Der ökologische Wandel erfordert hohe Investitionen

Der Bankenanalyst Stuart Graham schätzt, dass zwischen 2020 und 2050 für den ökologischen Wandel Finanzmittel in der Höhe von 2,3 Billionen Dollar benötigt werden, was die Aktienkurse europäischer Banken um 15 bis 20 Prozent steigen lassen könnte. Diejenigen, denen es gelingt, ihre Erträge an diesen Herausforderungen auszurichten, werden früher oder später die Früchte ernten.

Wenn sich die Gesundheit der Banken verbessert, werden sie ausserdem wieder Dividenden ausschütten oder Aktien zurückkaufen können.

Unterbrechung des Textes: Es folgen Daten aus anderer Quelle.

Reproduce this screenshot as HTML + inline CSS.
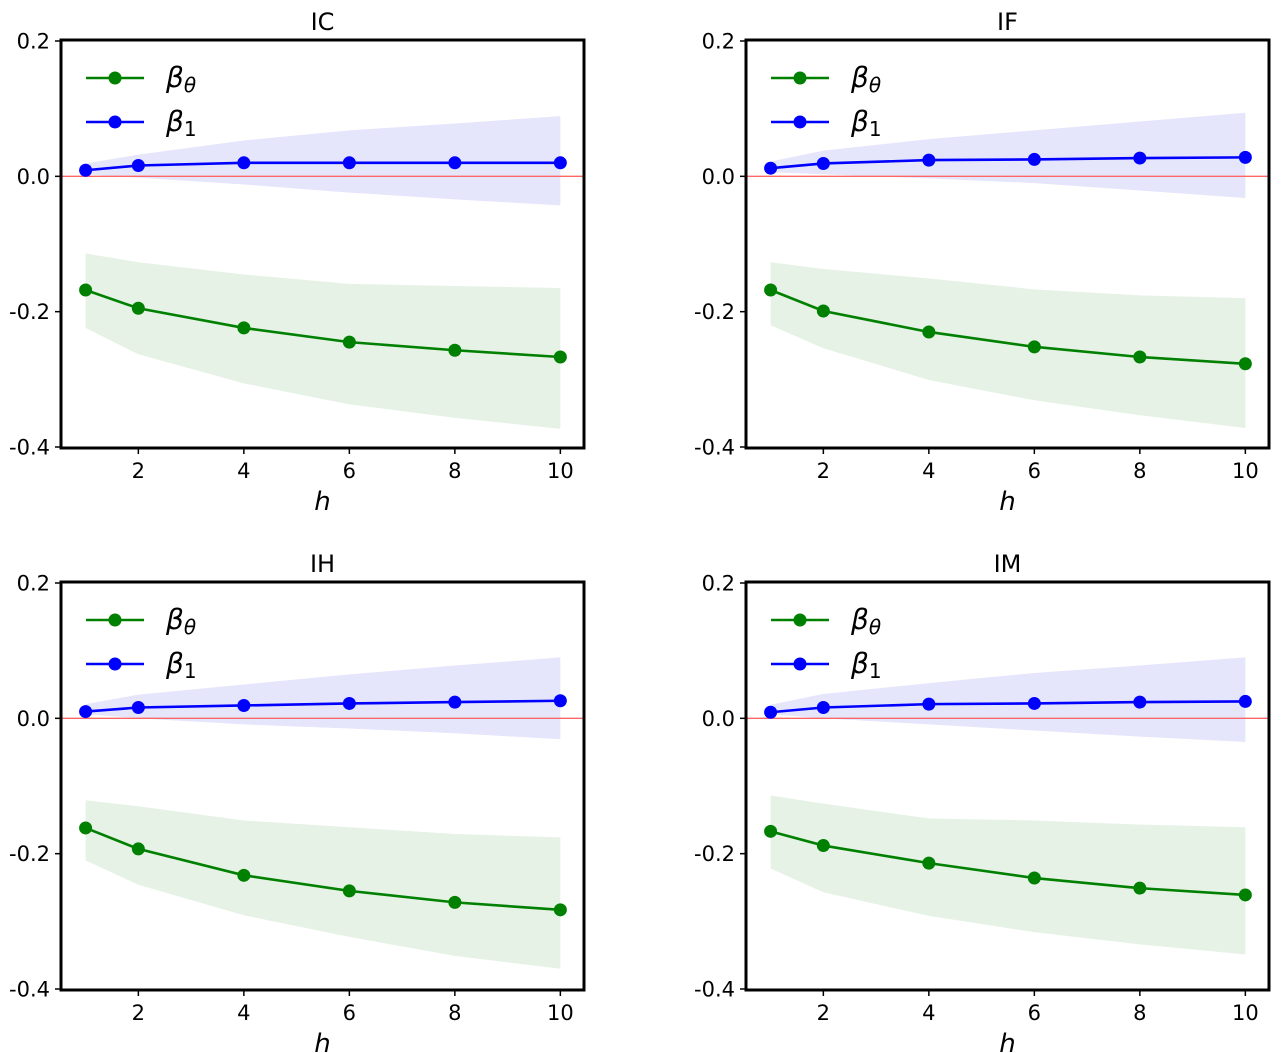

Die Dividendenrenditen werden die Bewertungen stützen, wobei ein grosses Potenzial für überraschende Ankündigungen von Aktienrückkäufen besteht.

Konsolidierung der Branche

Diese Dynamik in Verbindung mit angemessenen Bewertungen ebnet den Weg für eine Konsolidierung des Sektors. Banken, die ihre Positionen in dieser mageren Phase ausgebaut haben, können auf externes Wachstum hoffen. Diese Entwicklung wurde durch die neue buchhalterische Behandlung von Wertminderungen erleichtert, die ein grosses Hindernis für nationale und grenzüberschreitende Fusionen darstellten.